El dilema del Bicentenario
Opinión de Daniel Larriqueta
LaNación.com.ar – "Doscientos años de frustraciones", dijo la Presidenta en uno de sus discursos acalorados del conflicto con el campo. No me sonó desconocida esa escuela ideológica, porque hace algún tiempo una editorial de textos escolares me envió en consulta un libro de historia para la secundaria que no era sino una prolija descripción de los conflictos y las rupturas de la sociedad argentina a lo largo de los casi doscientos años transcurridos desde la Independencia. Recuerdo haber contestado lo que le diría a la doctora Kirchner también: "Si les enseñamos a nuestros jóvenes que toda nuestra historia es de rupturas y conflictos, ¿cómo les explicamos que la Argentina exista y no se haya disuelto en semejante anarquía?".

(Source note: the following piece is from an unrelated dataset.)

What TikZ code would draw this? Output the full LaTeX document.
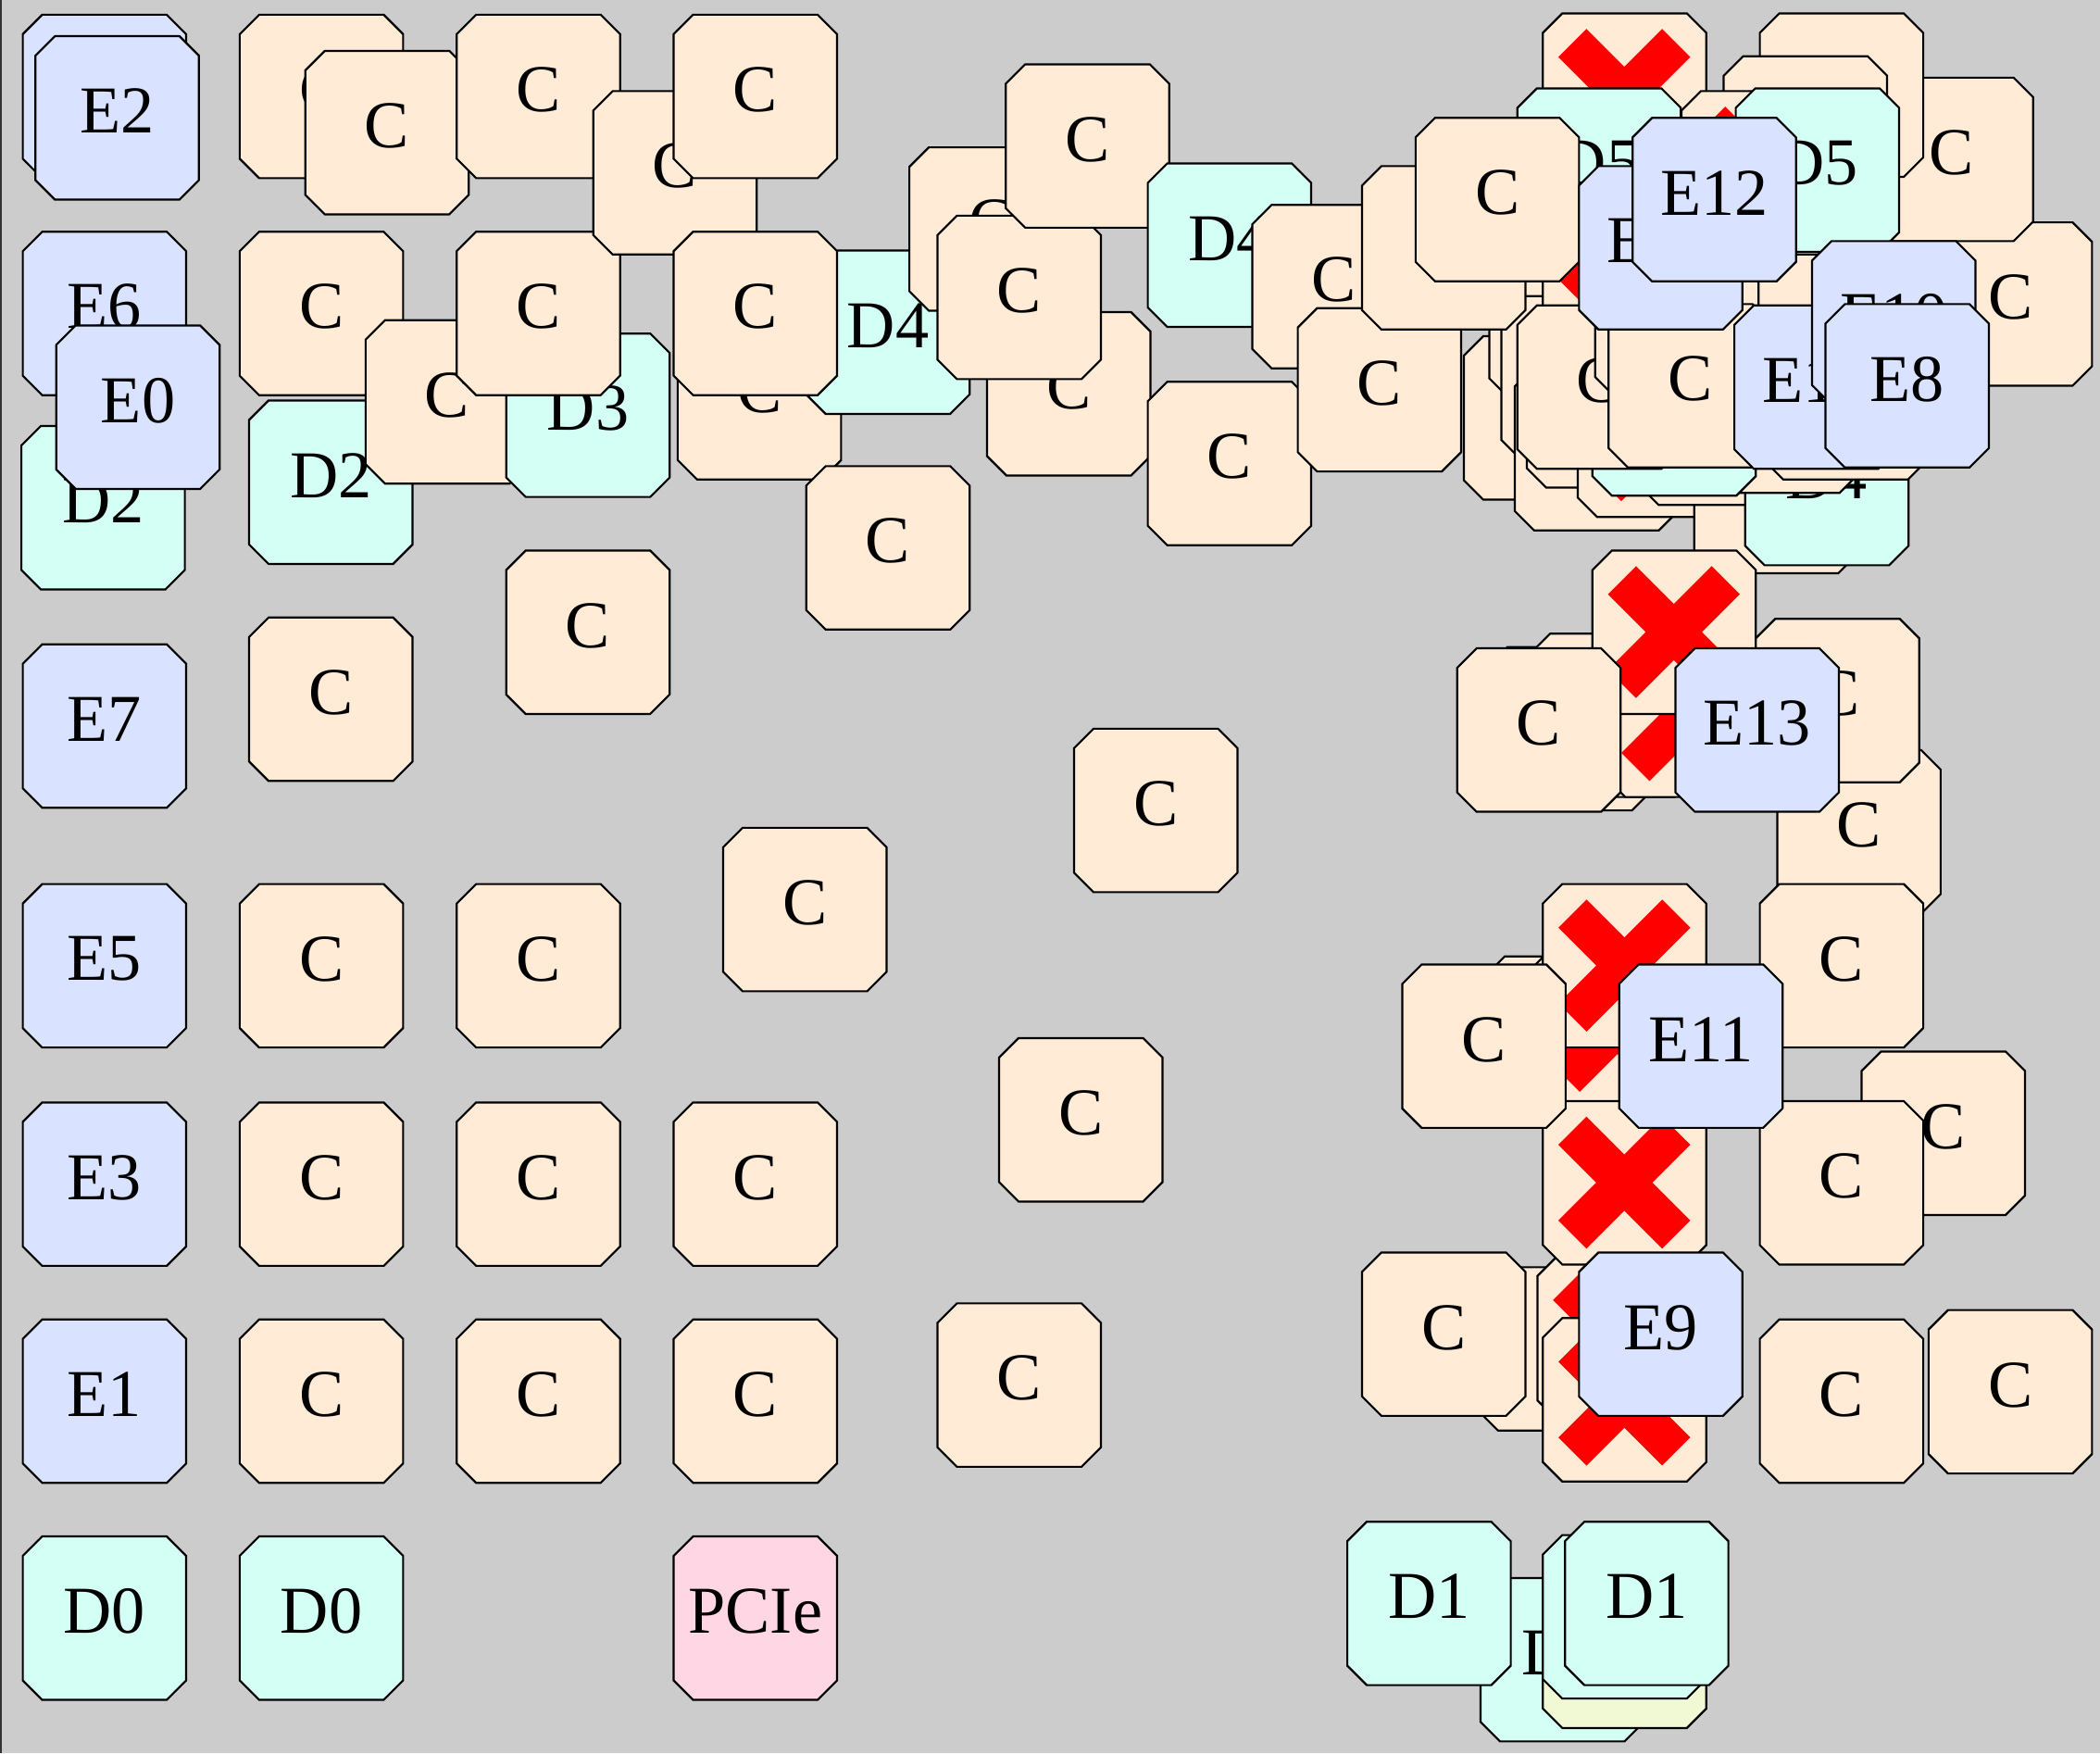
\documentclass[tikz,border=0pt]{standalone}
\usepackage{fontspec}
\setmainfont{Liberation Serif}
\definecolor{bgc}{RGB}{204,204,204}
\definecolor{cbeige}{RGB}{255,235,214}
\definecolor{eblue}{RGB}{217,227,255}
\definecolor{dcyan}{RGB}{212,255,245}
\definecolor{ppink}{RGB}{255,214,228}
\definecolor{yyel}{RGB}{240,248,212}
\tikzset{
  tileline/.style={draw=black, line width=1.5pt},
  cfill/.style={fill=cbeige},
  efill/.style={fill=eblue},
  dfill/.style={fill=dcyan},
  pfill/.style={fill=ppink},
  yfill/.style={fill=yyel},
  lbl/.style={inner sep=0pt, font=\fontsize{50}{60}\selectfont},
  xmark/.style={draw=red, line width=29.7pt},
}
\newcommand\mytile[5]{%
  \begin{scope}[shift={(#2,#3)}]
    \path[tileline,#4] (14.5,0) -- (107.5,0) -- (122,14.5) -- (122,107.5) -- (107.5,122) -- (14.5,122) -- (0,107.5) -- (0,14.5) -- cycle;
    \node[lbl] (#1) at (61,56) {#5};
  \end{scope}}
\newcommand\myxtile[3]{%
  \begin{scope}[shift={(#2,#3)}]
    \path[tileline,cfill] (14.5,0) -- (107.5,0) -- (122,14.5) -- (122,107.5) -- (107.5,122) -- (14.5,122) -- (0,107.5) -- (0,14.5) -- cycle;
    \draw[xmark] (22.1,22.1) -- (99.6,99.6) (99.6,22.1) -- (22.1,99.6);
    \coordinate (#1) at (61,61);
  \end{scope}}
\begin{document}
\begin{tikzpicture}[x=1pt,y=-1pt]
\path[fill=bgc] (0,0) rectangle (1568,1309);
\useasboundingbox (0,0) rectangle (1568,1309);
\draw[line width=1.5pt, black!80] (0.75,0) -- (0.75,1309);
% left column
\mytile{e2b}{17}{11}{efill}{}
\mytile{e2}{26.5}{27}{efill}{E2}
\mytile{e6}{17}{173}{efill}{E6}
\mytile{d2a}{16}{318}{dfill}{D2}
\mytile{e0}{42}{243}{efill}{E0}
\mytile{e7}{17}{481}{efill}{E7}
\mytile{e5}{17}{660}{efill}{E5}
\mytile{e3}{17}{823}{efill}{E3}
\mytile{e1}{17}{985}{efill}{E1}
\mytile{d0a}{17}{1147}{dfill}{D0}
\mytile{d0b}{179}{1147}{dfill}{D0}
% second column
\mytile{c01}{179}{11}{cfill}{C}
\mytile{c02}{228}{38}{cfill}{C}
\mytile{c03}{179}{173}{cfill}{C}
\mytile{d2b}{186}{299}{dfill}{D2}
\mytile{c04}{273}{239}{cfill}{C}
\mytile{d3}{378}{249}{dfill}{D3}
\mytile{c05}{186}{461}{cfill}{C}
\mytile{c06}{179}{660}{cfill}{C}
\mytile{c07}{179}{823}{cfill}{C}
\mytile{c08}{179}{985}{cfill}{C}
% third and fourth columns
\mytile{c09}{341}{11}{cfill}{C}
\mytile{c10}{341}{173}{cfill}{C}
\mytile{c11}{443}{68}{cfill}{C}
\mytile{c12}{503}{11}{cfill}{C}
\mytile{c13}{506}{236}{cfill}{C}
\mytile{d4a}{602}{187}{dfill}{D4}
\mytile{c14}{503}{173}{cfill}{C}
\mytile{c15}{378}{411}{cfill}{C}
\mytile{c16}{341}{660}{cfill}{C}
\mytile{c17}{341}{823}{cfill}{C}
\mytile{c18}{341}{985}{cfill}{C}
\mytile{c19}{602}{348}{cfill}{C}
\mytile{c20}{540}{618}{cfill}{C}
\mytile{c21}{503}{823}{cfill}{C}
\mytile{c22}{503}{985}{cfill}{C}
\mytile{pcie}{503}{1147}{pfill}{PCIe}
\mytile{c23}{802}{544}{cfill}{C}
\mytile{c24}{746}{775}{cfill}{C}
\mytile{c25}{700}{973}{cfill}{C}
% middle top
\mytile{c26}{679}{110}{cfill}{C}
\mytile{c27}{737}{233}{cfill}{C}
\mytile{c28}{700}{161}{cfill}{C}
\mytile{c29}{751}{48}{cfill}{C}
\mytile{d4b}{857}{122}{dfill}{D4}
\mytile{c30}{857}{285}{cfill}{C}
\mytile{c31}{935}{153}{cfill}{C}
\mytile{c32}{969}{230}{cfill}{C}
\mytile{c33}{1093}{251}{cfill}{}
\mytile{c34}{1112}{175}{cfill}{}
\mytile{c35}{1121}{221}{cfill}{}
\myxtile{x1}{1152}{176}
\mytile{c36}{1017}{124}{cfill}{C}
% top right
\mytile{c37}{1440}{166}{cfill}{C}
\mytile{c38}{1396}{58}{cfill}{C}
\mytile{c39}{1314}{10}{cfill}{}
\mytile{c40}{1287}{42}{cfill}{}
\mytile{c41}{1280}{155}{cfill}{}
\myxtile{x2}{1152}{10}
\mytile{d5a}{1133}{66}{dfill}{D5}
\myxtile{x3}{1255.5}{68}
\mytile{d5b}{1296}{66}{dfill}{D5}
\mytile{c42}{1131}{274}{cfill}{}
\mytile{c43}{1140}{242}{cfill}{}
\myxtile{x4}{1178}{264}
\mytile{c44}{1265}{306}{cfill}{}
\mytile{c45}{1224}{255}{cfill}{}
\mytile{d4c}{1303}{300}{dfill}{D4}
\mytile{c46}{1266}{246}{cfill}{}
\mytile{c47}{1317}{236}{cfill}{}
\mytile{d4d}{1189}{248}{dfill}{}
\mytile{c48}{1133}{228}{cfill}{C}
\mytile{c49}{1191}{174}{cfill}{}
\mytile{c50}{1201}{227}{cfill}{C}
\mytile{c51}{1057}{88}{cfill}{C}
\mytile{e15}{1179}{124}{efill}{E15}
\mytile{e12}{1219}{88}{efill}{E12}
\mytile{e14}{1295}{228}{efill}{E14}
\mytile{e10}{1353}{180}{efill}{E10}
\mytile{e8}{1363}{227}{efill}{E8}
% right middle
\mytile{c52}{1111}{483}{cfill}{}
\mytile{c53}{1143}{473}{cfill}{}
\myxtile{x5}{1199}{473}
\myxtile{x6}{1189}{411}
\mytile{c54}{1088}{484}{cfill}{C}
\mytile{c55}{1327}{560}{cfill}{C}
\mytile{c56}{1311}{462}{cfill}{C}
\mytile{e13}{1251}{484}{efill}{E13}
\mytile{c57}{1314}{660}{cfill}{C}
\mytile{c58}{1109}{714}{cfill}{}
\myxtile{x7}{1147}{705}
\myxtile{x8}{1152}{660}
\mytile{c59}{1104}{946}{cfill}{}
\myxtile{x9}{1148}{938}
\myxtile{x10}{1152}{822}
\mytile{c60}{1047}{720}{cfill}{C}
\mytile{c61}{1390}{785}{cfill}{C}
\mytile{c62}{1314}{822}{cfill}{C}
\mytile{e11}{1209}{720}{efill}{E11}
\mytile{c63}{1017}{935}{cfill}{C}
\myxtile{x11}{1152}{984}
\mytile{e9}{1179}{935}{efill}{E9}
\mytile{c64}{1314}{985}{cfill}{C}
\mytile{c65}{1440}{978}{cfill}{C}
% bottom right
\mytile{d1c}{1105.5}{1178}{dfill}{D1}
\mytile{y1}{1152}{1168}{yfill}{}
\mytile{d1d}{1152}{1146}{dfill}{}
\mytile{d1a}{1006}{1136}{dfill}{D1}
\mytile{d1b}{1168.5}{1136}{dfill}{D1}
\end{tikzpicture}
\end{document}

Ahora faltan dos años para conmemorar la Revolución de Mayo. Y de acuerdo con el calendario constitucional, tocará a la doctora Kirchner organizar, dar contenido y presidir los actos correspondientes. Ella preside, pero la celebración es de todos. La cuestión que se abre ahora es acordar lo que estos doscientos años representan para la construcción argentina, para el presente y para el futuro. Dicho de otra manera: tenemos abierto un debate sobre la identidad, como sucedió hace cien años cuando, con acertado sentido expresivo, Joaquín V. González dio a su libro de entonces el título El juicio del siglo . Ahora nos toca hacer el juicio de los dos siglos.
El debate sobre la memoria es la mitad del debate político. Una sociedad orgullosa de su pasado -aunque lo mire con libertad crítica- es una sociedad conciliada con su presente y fortalecida para enfrentar el futuro. Lo contrario lleva no sólo al desaliento, sino a aventuras políticas y a formas ocultas de subordinación y anomia y genera multitudes desencantadas e incapaces de impulsos creativos. La Argentina del Centenario celebró sus logros y se lanzó hacia el futuro, incluso a la carrera audaz de la democracia política total.
En nuestros días, la costumbre argentina de la queja, que tiene raíces culturales conocidas, ha creado un negocio de las ideas muy lucrativo. Denigrar el pasado, deleitarse con las pequeñeces humanas de los grandes hombres, hurgar en sus momentos de pena, desaliento o fatiga se ha convertido en un medio seguro de difusión y venta. Quienes insistimos en mostrar las formidables realizaciones de doscientos años, que han llevado a un pequeño país de 400.000 almas a uno de 40.000.000 y que lidera el índice de desarrollo humano de América latina desde que se lo calcula, solemos ser mirados con sorpresa y un dejo de desilusión. ¿Que nos ha ido bien en doscientos años? ¡Qué mala suerte, no podemos echarles la culpa de todo a los muertos!
Las calles de Buenos Aires y de todas nuestras grandes ciudades llevan los nombres de quienes pusieron su vida al servicio de la Patria, incluso dándola en los campos de batalla. De a poco y con cierta timidez, vamos incorporando los nombres de los constructores de la paz, hombres y mujeres de la ciencia, las artes y el servicio civil. Y todos esos nombres nos relatan la extraordinaria aventura creadora que ha dado origen y grandeza a nuestra Argentina.
Pero nada garantiza que esas evidencias entren en las celebraciones del próximo Bicentenario de Mayo, por lo menos, si priman el enfoque de la desafortunada frase presidencial -que acaso sea un accidente dialéctico, solamente- y los exabruptos comerciales de ciertos "especialistas".
El asunto es trascendental. De nuestro pasado vendrán las fuerzas de nuestro porvenir. La memoria que rescatemos en la celebración de los doscientos años nos dará fuerza para nuevas construcciones o nos pondrá a merced de milagros y salvadores, en un clima moroso, angustiado, anómico. Este es el dilema del Bicentenario. Hablémoslo con coraje.